BY PAULA MINAERT — My husband and I moved to Hyattsville in 1979. We went to St. Jerome’s for church and to the Safeway on Hamilton Street for groceries. (At that time, it was located at the corner of Queens Chapel Road.) We were part of a group of friends who moved here around that time. Over the years, we attended each other’s weddings and watched each other’s children. I firmly believe that we all raised our children together; I know we couldn’t have raised our three without their help.
Gradually, our world expanded beyond our circle of friends. Our children attended Hyattsville Elementary, St. Jerome’s, DeMatha, Seton. They joined the Scouts and the Prince George’s Pool swim team. We met more and more people. My husband played the organ for St. Jerome’s and I got very involved in the parish.
Why am I recounting this history? Because we are moving to New Hampshire and this is my last column. We’re starting a new chapter in our lives. We’re excited about it, and it feels like the right thing to do, but at the same time it will be wrenching to leave. We’ve made good friends here.
I will remember many things about Hyattsville. These are only a few.
I will remember our previous next-door neighbor, a man who went hunting regularly in Pennsylvania with his two beagles. He was retired military and kept a watchful eye on the whole block.
I will remember the various loose dogs I brought home and returned to their owners. One dog I returned three times.
I will remember that our daughter saved people’s lives three times, all before the age of 21. She and a friend were about 10 when they noticed a little boy face-down in the water at PG Pool and realized he was in trouble. They told a grown-up and he was rescued. As a teenager, she pulled a child to safety out of a collapsing moon bounce at Magruder Park. And finally, she put out a fire at our house. She was coming home late one night and noticed the mulch smoking next to the porch and ran for the fire extinguisher. A guest had tossed a cigarette into the mulch, not knowing that newspapers were underneath.

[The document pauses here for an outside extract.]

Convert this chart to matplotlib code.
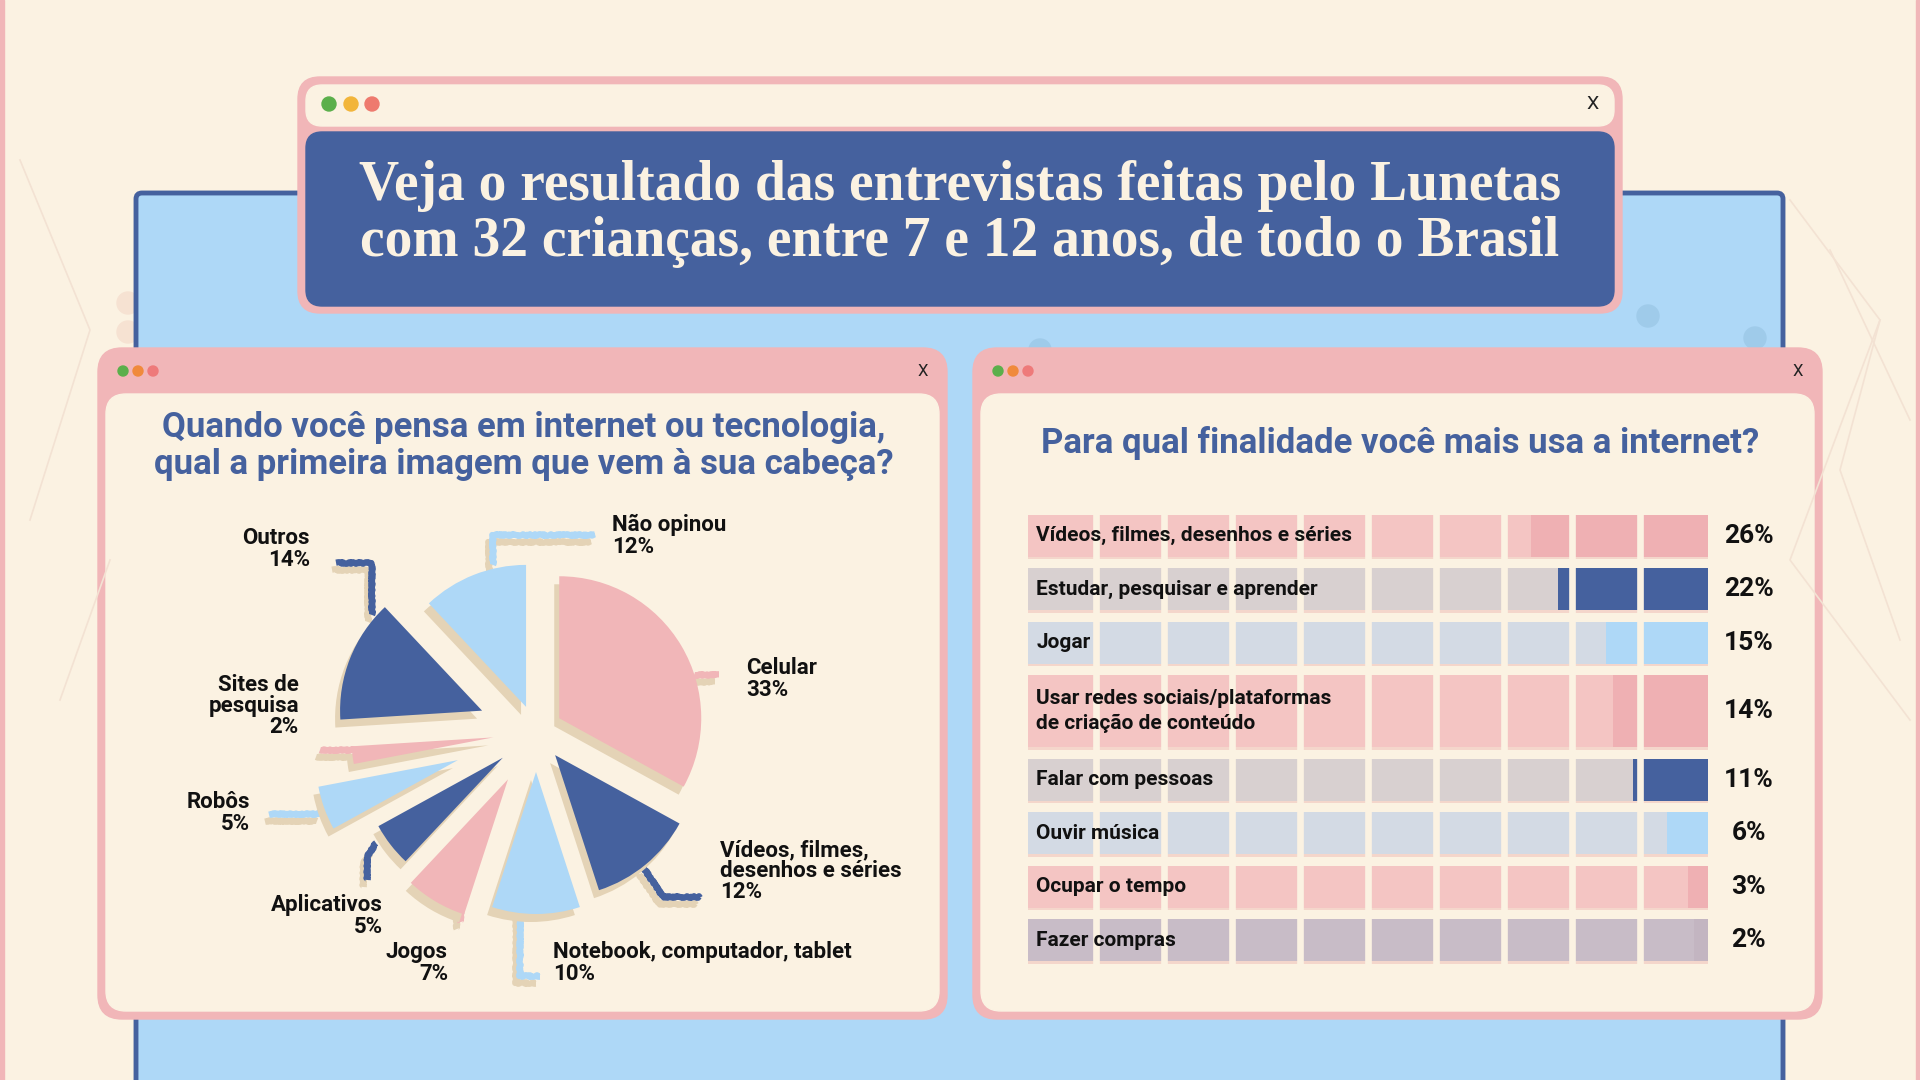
import numpy as np
import matplotlib.pyplot as plt
from matplotlib.patches import FancyBboxPatch, Rectangle, Circle

plt.rcParams["figure.dpi"] = 100
plt.rcParams["figure.facecolor"] = "#FBF2E2"

# %% data
pie_labels = ["Celular", "Vídeos, filmes,\ndesenhos e séries", "Notebook, computador, tablet",
              "Jogos", "Aplicativos", "Robôs", "Sites de\npesquisa", "Outros", "Não opinou"]
pie_pct = [33, 12, 10, 7, 5, 5, 2, 14, 12]

bar_labels = ["Vídeos, filmes, desenhos e séries", "Estudar, pesquisar e aprender", "Jogar",
              "Usar redes sociais/plataformas\nde criação de conteúdo", "Falar com pessoas",
              "Ouvir música", "Ocupar o tempo", "Fazer compras"]
bar_pct = [26, 22, 15, 14, 11, 6, 3, 2]

title = "Veja o resultado das entrevistas feitas pelo Lunetas\ncom 32 crianças, entre 7 e 12 anos, de todo o Brasil"
q_left = "Quando você pensa em internet ou tecnologia,\nqual a primeira imagem que vem à sua cabeça?"
q_right = "Para qual finalidade você mais usa a internet?"

# %% colors / fonts
CREAM = "#FBF2E2"
PINK = "#F1B6B8"
DARK = "#45619E"
LIGHT = "#AED8F7"
SHADOW = "#E4D3B6"
SERIF = ["Liberation Serif", "DejaVu Serif"]
SANS = ["Roboto", "DejaVu Sans"]

W, H = 1920, 1080
fig = plt.figure(figsize=(W / 100, H / 100))


def px_axes(z):
    a = fig.add_axes([0, 0, 1, 1], zorder=z)
    a.set_xlim(0, W)
    a.set_ylim(H, 0)
    a.axis("off")
    a.patch.set_alpha(0)
    return a


bg = px_axes(0)
top = px_axes(3)


def rbox(ax, x0, y0, x1, y1, r, **kw):
    ax.add_patch(FancyBboxPatch((x0, y0), x1 - x0, y1 - y0,
                                boxstyle=f"round,pad=0,rounding_size={r}", **kw))


def dots(ax, xs, y, r, cols):
    for x, c in zip(xs, cols):
        ax.add_patch(Circle((x, y), r, color=c, zorder=5))


# %% background
bg.add_patch(Rectangle((0, 0), 4, H, color=PINK))
bg.add_patch(Rectangle((W - 4, 0), 4, H, color=PINK))
# faint network decoration
net = [
    [(1790, 200), (1880, 320), (1840, 470), (1900, 640)],
    [(1880, 320), (1790, 560), (1910, 720)],
    [(1830, 250), (1910, 420)],
    [(20, 160), (90, 330), (30, 520)],
    [(60, 700), (110, 560)],
]
for pts in net:
    xs, ys = zip(*pts)
    bg.plot(xs, ys, color="#F3E2D3", lw=1.2)
for cy in [303, 332]:
    bg.add_patch(Circle((128, cy), 11, color="#F6E2D2"))
rbox(bg, 136, 193, 1783, 1110, 6, facecolor=LIGHT, edgecolor=DARK, linewidth=3.5)
for cx, cy in [(1648, 316), (1755, 338), (1040, 350)]:
    bg.add_patch(Circle((cx, cy), 11, color="#9FCBEA"))

# header window
rbox(bg, 298, 77, 1622, 313, 22, color=PINK)
rbox(bg, 306, 85, 1614, 126, 16, color=CREAM)
rbox(bg, 306, 132, 1614, 306, 16, color=DARK)
dots(bg, [329, 351, 372], 104, 7, ["#5BAF4B", "#F2B53A", "#EE7A6E"])
bg.text(1593, 104, "X", fontsize=14, ha="center", va="center", color="#222222", family=SANS)
bg.text(960, 214, title, fontsize=40, ha="center", va="center", color=CREAM,
        family=SERIF, weight="bold", linespacing=1.12)

# panels
for x0 in [98, 973]:
    rbox(bg, x0, 348, x0 + 849, 1019, 24, color=PINK)
    rbox(bg, x0 + 8, 394, x0 + 841, 1011, 20, color=CREAM)
    dots(bg, [x0 + 25, x0 + 40, x0 + 55], 371, 5, ["#5BAF4B", "#F08A3C", "#EE7A7A"])
    bg.text(x0 + 825, 371, "X", fontsize=12, ha="center", va="center", color="#222222", family=SANS)

bg.text(524, 446, q_left, fontsize=25, ha="center", va="center", color=DARK,
        family=SANS, weight="bold", linespacing=1.15)
bg.text(1400, 443, q_right, fontsize=25, ha="center", va="center", color=DARK,
        family=SANS, weight="bold")

# %% pie
pcx, pcy, half = 536, 732, 300
pie_ax = fig.add_axes([(pcx - half) / W, 1 - (pcy + half) / H, 2 * half / W, 2 * half / H], zorder=1)
pie_colors = [PINK, DARK, LIGHT, PINK, DARK, LIGHT, PINK, DARK, LIGHT]
offsets = [27, 30, 40, 55, 42, 83, 43, 58, 27]  # px, pie explode is in data units here
radius = 142
pie_ax.pie(pie_pct, colors=[SHADOW] * len(pie_pct), startangle=90, counterclock=False,
           radius=radius, explode=offsets, center=(-5, -8))
pie_ax.pie(pie_pct, colors=pie_colors, startangle=90, counterclock=False,
           radius=radius, explode=offsets, center=(0, 0))
pie_ax.set_xlim(-half, half)
pie_ax.set_ylim(-half, half)
pie_ax.set_aspect("equal")
pie_ax.axis("off")

# leader lines (pixel coords)
leaders = [
    ([(694, 675), (719, 675)], PINK),
    ([(643, 867), (663, 897), (700, 897)], DARK),
    ([(520, 905), (520, 976), (540, 976)], LIGHT),
    ([(462, 900), (460, 922)], PINK),
    ([(376, 843), (367, 857), (367, 880)], DARK),
    ([(321, 814), (269, 814)], LIGHT),
    ([(355, 750), (320, 750)], PINK),
    ([(372, 615), (372, 563), (336, 563)], DARK),
    ([(493, 565), (493, 535), (595, 535)], LIGHT),
]
for pts, c in leaders:
    xs, ys = zip(*pts)
    sh, = bg.plot(np.array(xs) - 4, np.array(ys) + 7, color=SHADOW, lw=4.5, solid_capstyle="butt")
    ln, = bg.plot(xs, ys, color=c, lw=4.5, solid_capstyle="butt")
    ln.set_sketch_params(scale=0.8, length=3, randomness=4)
    sh.set_sketch_params(scale=0.8, length=3, randomness=4)

label_pos = [
    (746, 679, "left"),
    (720, 871, "left"),
    (553, 963, "left"),
    (448, 963, "right"),
    (383, 916, "right"),
    (250, 813, "right"),
    (299, 706, "right"),
    (310, 549, "right"),
    (612, 536, "left"),
]
for (x, y, ha), lab, v in zip(label_pos, pie_labels, pie_pct):
    top.text(x, y, f"{lab}\n{v}%", fontsize=16, ha=ha, va="center", color="#111111",
             family=SANS, weight="bold", linespacing=0.95, multialignment=ha)

# %% bars
bx0, bx1, by0, by1 = 1028, 1708, 505, 975
bar_ax = fig.add_axes([bx0 / W, 1 - by1 / H, (bx1 - bx0) / W, (by1 - by0) / H], zorder=1)
bar_ax.set_xlim(0, 100)
bar_ax.set_ylim(by1, by0)
bar_ax.axis("off")

row_h = [45, 45, 45, 75, 45, 45, 45, 45]
gap = 8.5
tops = 513 + np.concatenate([[0], np.cumsum(np.array(row_h[:-1]) + gap)])
centers = tops + np.array(row_h) / 2
row_bg = ["#F4C5C3", "#D8D0D0", "#D3DAE4", "#F4C5C3", "#D8D0D0", "#D3DAE4", "#F4C5C3", "#C8BCC7"]
row_fg = ["#EFB0B3", DARK, LIGHT, "#EFB0B3", DARK, LIGHT, "#EFB0B3", "#C3B5C1"]

bar_ax.barh(centers + np.array(row_h) / 2 - 1, [100] * 8, height=4, color="#F4D6CB")
bar_ax.barh(centers, [100] * 8, height=np.array(row_h) - 3, color=row_bg)
bar_ax.barh(centers, bar_pct, left=[100 - v for v in bar_pct], height=np.array(row_h) - 3, color=row_fg)
for xv in range(10, 100, 10):
    bar_ax.axvline(xv, color=CREAM, lw=4.8)

for yc, lab, v in zip(centers, bar_labels, bar_pct):
    bar_ax.text(1.2, yc, lab, fontsize=15, ha="left", va="center", color="#111111",
                family=SANS, weight="bold", linespacing=1.35)
    bar_ax.text(106, yc, f"{v}%", fontsize=19, ha="center", va="center", color="#111111",
                family=SANS, weight="bold", clip_on=False)

fig.savefig("out.png", dpi=100, facecolor=CREAM)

I will remember that one of our sons was in a band in high school that practiced in a friend’s garage on Emerson Street. One night the city police showed up to tell them to turn down the volume. Then the officer who warned them mentioned that he played in a band, too. The boys invited him to jam with them, and he did. (They didn’t remember his name.) Only in Hyattsville.
I discovered later, when I began working for the HL&T, that the officer was Sgt. Chris Purvis (and he plays a mean guitar). He was one of many people I met as I covered city council meetings, public hearings, football games, neighborhood news. It was fascinating to see how the city government functions and, even more, to learn about the different facets of life here in Hyattsville.
I am grateful I had the opportunity to do that, and to work with people who care as much about Hyattsville as I do. With this issue, Rosanna Landis Weaver joins the staff, and I give her my best wishes.
This is a great town. I will be making new memories up north, but I won’t forget all the ones I made here.